(Stored data)
····················

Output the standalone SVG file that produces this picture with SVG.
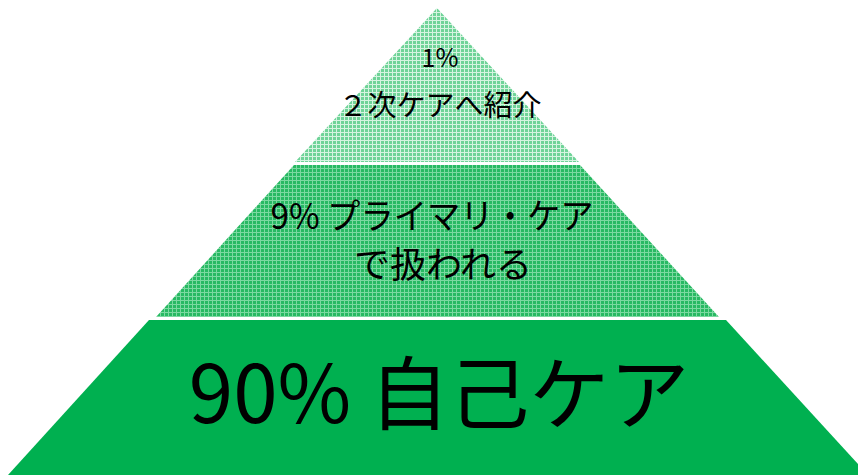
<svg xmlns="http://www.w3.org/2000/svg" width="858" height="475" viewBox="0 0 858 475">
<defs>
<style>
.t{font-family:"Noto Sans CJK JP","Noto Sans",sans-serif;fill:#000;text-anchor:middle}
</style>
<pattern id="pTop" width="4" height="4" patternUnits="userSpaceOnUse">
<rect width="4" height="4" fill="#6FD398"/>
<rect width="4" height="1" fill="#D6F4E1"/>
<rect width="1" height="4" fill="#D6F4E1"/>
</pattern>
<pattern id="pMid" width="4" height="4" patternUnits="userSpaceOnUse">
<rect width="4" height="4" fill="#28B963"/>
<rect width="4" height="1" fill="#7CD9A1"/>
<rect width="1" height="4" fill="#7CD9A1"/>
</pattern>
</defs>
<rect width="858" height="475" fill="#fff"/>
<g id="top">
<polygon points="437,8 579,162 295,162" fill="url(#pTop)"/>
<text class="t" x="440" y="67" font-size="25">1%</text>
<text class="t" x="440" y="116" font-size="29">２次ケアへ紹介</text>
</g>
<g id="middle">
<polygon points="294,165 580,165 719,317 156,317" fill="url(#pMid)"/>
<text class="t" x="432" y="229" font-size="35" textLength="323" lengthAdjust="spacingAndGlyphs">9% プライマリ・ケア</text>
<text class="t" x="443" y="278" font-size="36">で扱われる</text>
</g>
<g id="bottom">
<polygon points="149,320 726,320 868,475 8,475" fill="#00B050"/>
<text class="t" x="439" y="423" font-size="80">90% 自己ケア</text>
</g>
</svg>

····················

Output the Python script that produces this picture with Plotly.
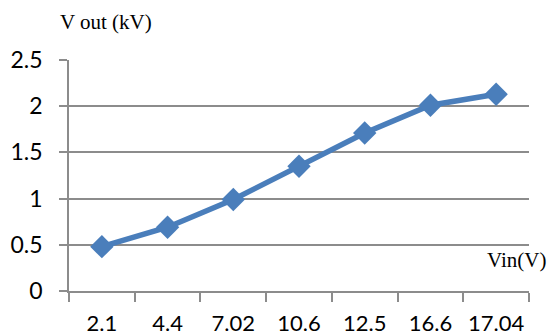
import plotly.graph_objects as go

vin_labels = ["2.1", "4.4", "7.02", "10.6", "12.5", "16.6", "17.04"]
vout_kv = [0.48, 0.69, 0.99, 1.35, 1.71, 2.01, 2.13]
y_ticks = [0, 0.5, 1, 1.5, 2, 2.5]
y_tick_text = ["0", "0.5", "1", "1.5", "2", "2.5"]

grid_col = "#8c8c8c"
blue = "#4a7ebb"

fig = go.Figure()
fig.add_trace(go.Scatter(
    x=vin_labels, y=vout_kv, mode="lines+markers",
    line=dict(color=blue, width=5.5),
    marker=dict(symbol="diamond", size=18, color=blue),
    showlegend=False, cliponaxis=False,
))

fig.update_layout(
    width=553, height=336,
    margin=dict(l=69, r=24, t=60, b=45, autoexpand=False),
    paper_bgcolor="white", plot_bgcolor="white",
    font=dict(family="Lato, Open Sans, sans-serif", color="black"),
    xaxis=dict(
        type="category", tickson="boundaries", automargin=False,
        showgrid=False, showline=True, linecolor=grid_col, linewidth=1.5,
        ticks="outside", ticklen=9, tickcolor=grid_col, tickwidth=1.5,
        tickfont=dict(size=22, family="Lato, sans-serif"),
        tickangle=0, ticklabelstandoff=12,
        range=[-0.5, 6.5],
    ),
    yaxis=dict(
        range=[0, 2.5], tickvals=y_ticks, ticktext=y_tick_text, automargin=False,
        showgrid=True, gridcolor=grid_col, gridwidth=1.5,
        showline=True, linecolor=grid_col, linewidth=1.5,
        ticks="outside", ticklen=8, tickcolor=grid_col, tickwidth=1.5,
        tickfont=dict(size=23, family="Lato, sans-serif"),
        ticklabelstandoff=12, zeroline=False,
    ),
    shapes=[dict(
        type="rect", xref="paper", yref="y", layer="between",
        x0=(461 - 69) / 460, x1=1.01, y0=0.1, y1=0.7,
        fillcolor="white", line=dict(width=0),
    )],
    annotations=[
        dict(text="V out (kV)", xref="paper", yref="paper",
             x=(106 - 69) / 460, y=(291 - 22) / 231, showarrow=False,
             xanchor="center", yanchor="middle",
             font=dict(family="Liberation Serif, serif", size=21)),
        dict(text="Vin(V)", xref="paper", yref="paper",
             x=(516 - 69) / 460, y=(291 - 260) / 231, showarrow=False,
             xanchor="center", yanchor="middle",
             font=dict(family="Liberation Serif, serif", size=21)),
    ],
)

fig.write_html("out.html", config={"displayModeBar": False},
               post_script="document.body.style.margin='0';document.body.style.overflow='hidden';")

····················

Reply with nothing but the number of lines in the data above that contain "Output".

### [Solution to this task]
2